According to a release, “Metrobus service will be available on 160 regional commuter routes” and will run along 32 school-trip routes “to the extent possible, given road conditions.” (D.C. Public Schools go back into session on Wednesday.) Other bus routes will reopen as safety allows, Metro says. Metrorail will open at 5 a.m. on the Red, Orange, Blue, Green and Yellow lines—riders can expect delays.
“It is not yet known whether service can be restored on the Silver Line in time for morning rush hour due to ongoing ice and snow clearing efforts,” the release states. “In the event that rail service is not restored on the Silver Line, free shuttle buses will be provided starting at 5 a.m. between all Silver Line stations and West Falls Church, where connections can be made to the Orange Line.”
MetroAccess, the agency’s service for the elderly and those with disabilities, went back into service today but “some locations may be unavailable for door-to-door service” due to snow and ice.
The District will conclude its declared “snow emergency” on Wednesday at 6:30 p.m., Mayor Muriel Bowser said at a press conference on Tuesday afternoon, but will enforce infractions upon businesses for not shoveling snow on commercial corridors.
Once the snow emergency lifts, drivers can begin to park again on snow-emergency lanes and D.C. taxis will no longer be able to charge an additional $15 fee on top of metered charges. Still, the mayor reminded residents that it is illegal to park more than a foot away from curbs: Those who park toward the middle of streets, adjacent to snowbanks, could be subjected to traffic tickets.
“We are into 48 hours of snow clearing,” D.C.’s HSEMA Director Chris Gedart said. ‘We have gotten all our major arterials in good shape. But we still have to pick up the snow in our curb lanes. Trying to park 12 inches from [a] snow bank is not the rule.”
Geldart added that “strike teams” of District and contracted workers are making their way deeper into residential areas to make sure there are none left untouched. He also asked residents and businesses to create curb-cuts in the snow, in part because D.C. Public Schools will be back in session Wednesday. Bowser said D.C. will not ticket residents for failing to shovel their sidewalks.
“We’ve had a tremendous amount of cooperation both from property owners themselves and volunteers,” Bowser explained.” More than 4,000 people have claimed exemption from sidewalk-shoveling law[s],” which process D.C. will review for the next storm.
Asked to grade the city’s overall performance on snow-response, Bowser replied that “we’re still recovering from a blizzard,” and acknowledged that residents may have some “frustrations” getting around. Geldart said D.C. has done “a thorough job,” though it hasn’t “hit” every single street with heavy equipment. He added that the city is working to move and melt down snow mounds.

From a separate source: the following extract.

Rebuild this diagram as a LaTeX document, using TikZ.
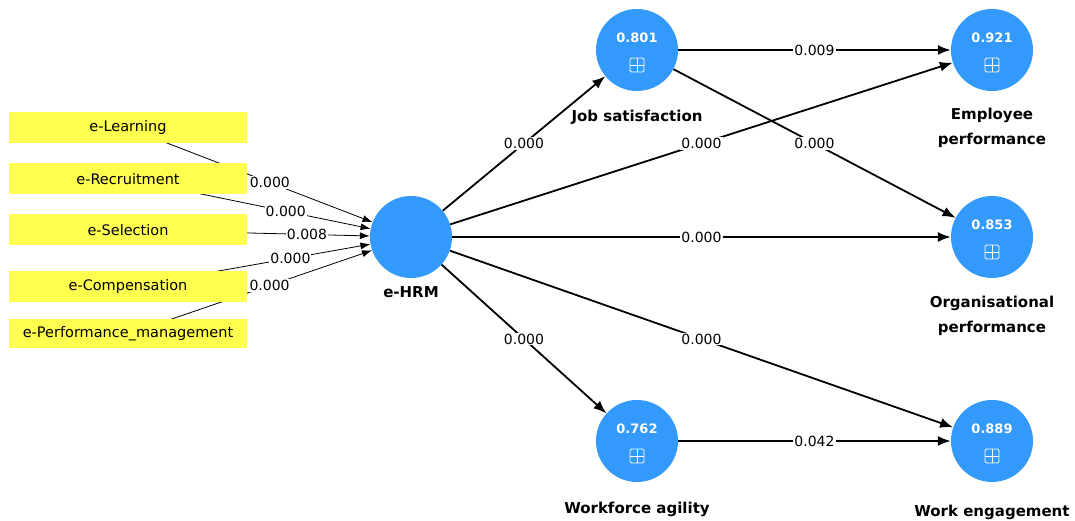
\documentclass[tikz,border=0pt]{standalone}
\usepackage{fontspec}
\setmainfont{DejaVu Sans}
\usetikzlibrary{arrows.meta,backgrounds}

\definecolor{lvblue}{RGB}{51,153,250}
\definecolor{mvyellow}{RGB}{255,255,80}

\begin{document}
\begin{tikzpicture}[x=1pt,y=1pt,
    lv/.style={circle,fill=lvblue,minimum size=82pt,inner sep=0pt},
    mv/.style={rectangle,fill=mvyellow,minimum width=238pt,minimum height=31pt,inner sep=0pt,font=\fontsize{14.5}{16}\selectfont},
    rsq/.style={text=white,inner sep=0pt,font=\bfseries\fontsize{13}{15}\selectfont},
    expand/.style={draw=white,line width=0.9pt,rounded corners=1.5pt,minimum size=14pt,inner sep=0pt,
      path picture={\draw[white,line width=0.9pt] (path picture bounding box.north) -- (path picture bounding box.south)
        (path picture bounding box.west) -- (path picture bounding box.east);}},
    lvname/.style={inner sep=0pt,align=center,font=\bfseries\fontsize{15}{25}\selectfont},
    structural/.style={-{Latex[length=13pt,width=10pt]},line width=1.8pt},
    weight/.style={-{Latex[length=10pt,width=7pt]},line width=0.8pt},
    coef/.style={fill=white,inner sep=1pt,font=\fontsize{14}{16}\selectfont}]
  \useasboundingbox (0,0) rectangle (1075,521);

  % indicators
  \node[mv] (learn) at (128,393) {e-Learning};
  \node[mv] (recruit) at (128,342) {e-Recruitment};
  \node[mv] (select) at (128,291) {e-Selection};
  \node[mv] (comp) at (128,234) {e-Compensation};
  \node[mv,minimum height=29pt] (perf) at (128,187) {e-Performance\_management};

  % latent variables
  \node[lv] (ehrm) at (411,284) {};
  \node[lv] (js) at (637,471) {};
  \node[lv] (ep) at (992,471) {};
  \node[lv] (op) at (992,284) {};
  \node[lv] (wa) at (637,80) {};
  \node[lv] (we) at (992,80) {};

  % R-square values and expand icons
  \node[rsq] (js-r) at ([yshift=12]js.center) {0.801};
  \node[rsq] (ep-r) at ([yshift=12]ep.center) {0.921};
  \node[rsq] (op-r) at ([yshift=12]op.center) {0.853};
  \node[rsq] (wa-r) at ([yshift=12]wa.center) {0.762};
  \node[rsq] (we-r) at ([yshift=12]we.center) {0.889};
  \node[expand] (js-x) at ([yshift=-15]js.center) {};
  \node[expand] (ep-x) at ([yshift=-15]ep.center) {};
  \node[expand] (op-x) at ([yshift=-15]op.center) {};
  \node[expand] (wa-x) at ([yshift=-15]wa.center) {};
  \node[expand] (we-x) at ([yshift=-15]we.center) {};

  % names
  \node[lvname] (ehrm-n) at (411,229) {e-HRM};
  \node[lvname] (js-n) at (637,404) {Job satisfaction};
  \node[lvname] (ep-n) at (992,393) {Employee\\performance};
  \node[lvname] (op-n) at (992,205) {Organisational\\performance};
  \node[lvname] (wa-n) at (637,12) {Workforce agility};
  \node[lvname] (we-n) at (992,9) {Work engagement};

  \begin{pgfonlayer}{background}
    % outer weights
    \draw[weight] (learn.center) -- (ehrm) node[coef,pos=0.58] (w1) {0.000};
    \draw[weight] (recruit.center) -- (ehrm) node[coef,pos=0.65] (w2) {0.000};
    \draw[weight] (select.center) -- (ehrm) node[coef,pos=0.74] (w3) {0.008};
    \draw[weight] (comp.center) -- (ehrm) node[coef,pos=0.67] (w4) {0.000};
    \draw[weight] (perf.center) -- (ehrm) node[coef,pos=0.58] (w5) {0.000};
    % path coefficients
    \draw[structural] (ehrm) -- (js) node[coef,midway] (p1) {0.000};
    \draw[structural] (ehrm) -- (ep) node[coef,midway] (p2) {0.000};
    \draw[structural] (ehrm) -- (op) node[coef,midway] (p3) {0.000};
    \draw[structural] (ehrm) -- (wa) node[coef,midway] (p4) {0.000};
    \draw[structural] (ehrm) -- (we) node[coef,midway] (p5) {0.000};
    \draw[structural] (js) -- (ep) node[coef,midway] (p6) {0.009};
    \draw[structural] (js) -- (op) node[coef,midway] (p7) {0.000};
    \draw[structural] (wa) -- (we) node[coef,midway] (p8) {0.042};
  \end{pgfonlayer}
\end{tikzpicture}
\end{document}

“Nobody owns a space,” he said of people claiming dibs on parking spots they’ve dug out. “People who need to get their cars out are going to dig them out, but nobody owns their space.” Geldart did not specify the goal-percentage of streets that D.C. hopes to have cleared by tonight when asked. (“We have metrics we work off for crews….We’re looking at those” consistently, he added.)